BGS have produced 13 summaries of the on-shore regional geology for England, Wales and Northern Ireland. The extents of the regional summaries areas follow the British Regional Geology (Regional Guides) series. They provide informative overviews of the geology of each of the regions designed for a general audience. The summaries are stand-alone and contain a generalised geological map, cross sections (‘vertical slices’) through the geology and illustrations. Because of the variations in the geology and geological history in different regions the colour scheme used and the way the rock units are subdivided in individual accounts may vary.
The regional geological summaries for England, Wales and Northern Ireland form part of BGS’s wider work on better communicating the geology of the UK. Their development has been financially supported by Nuclear Waste Services and forms part of a wider BGS National Programme, funded by a range of stakeholders, to make our science publicly available and accessible to all. The regional geological summaries for Scotland are under development.
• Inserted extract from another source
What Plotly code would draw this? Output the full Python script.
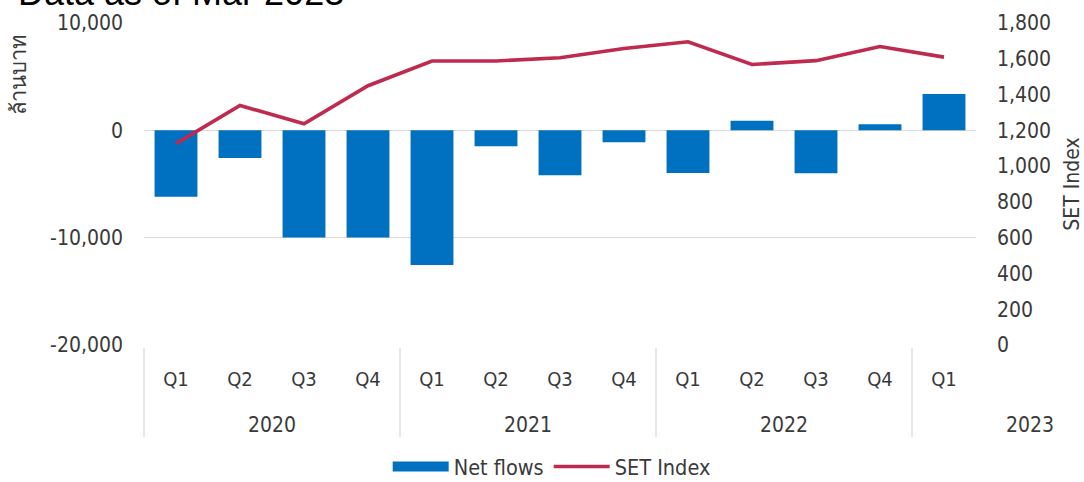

|Title / Download||Description|
|Bristol and Gloucester and adjoining areas||This region is one of the most geologically varied parts of the country, with almost every geological time period represented.|
|Central England||Central England has a varied scenery and landscape determined by the underlying geology.|
|East Anglia and adjoining areas||East Anglia’s relatively flat and rolling landscape provides a rich agricultural setting and contains an interesting geological story.|
|Eastern England||This region’s diverse landscape comprises low-lying plains, steep ridges and upland areas.|
|London and the Thames Valley||At the surface this region is formed of rocks laid down in seas that covered the area in the past.|
|Northern England||Within this region a striking diversity of rocks and geological structure are present resulting from a geological history that spans almost 500 million years.|
|Northern Ireland||The landscape of Northern Ireland is remarkably varied considering its relatively small area and is a reflection of the diverse geology from which it has been shaped.|
|South-west England||The near-surface geology of the region is well known due to the many quarries, mines, coastal cliffs and shallow boreholes.|
|The Hampshire Basin and adjoining areas||Geologically this region forms the western part of a deep basin filled with sediments laid down in ancient seas.|
|The Pennines and adjacent areas||Geology influences many aspects of the varied countryside and land-use of this region.|
|The Wealden District||This region is mainly formed of rocks laid down in seas that covered the area in the past.|
|The Welsh Borderland||The Welsh Borders region contains a broad range of rock types and ages, exposing some of the oldest rocks in Britain.|
|Wales||The geology near the surface is well known from abundant natural outcrops of rock, such as coastal cliffs and mountain crags, as well as quarries and mines.|
These Regional Geological Summaries reports are NOT the published outputs of the BGS National Geological Screening exercise. The National Geological Screening reports are written for a technical audience to inform Nuclear Waste Services in its discussions with communities interested in finding out about the potential for their area to host a GDF.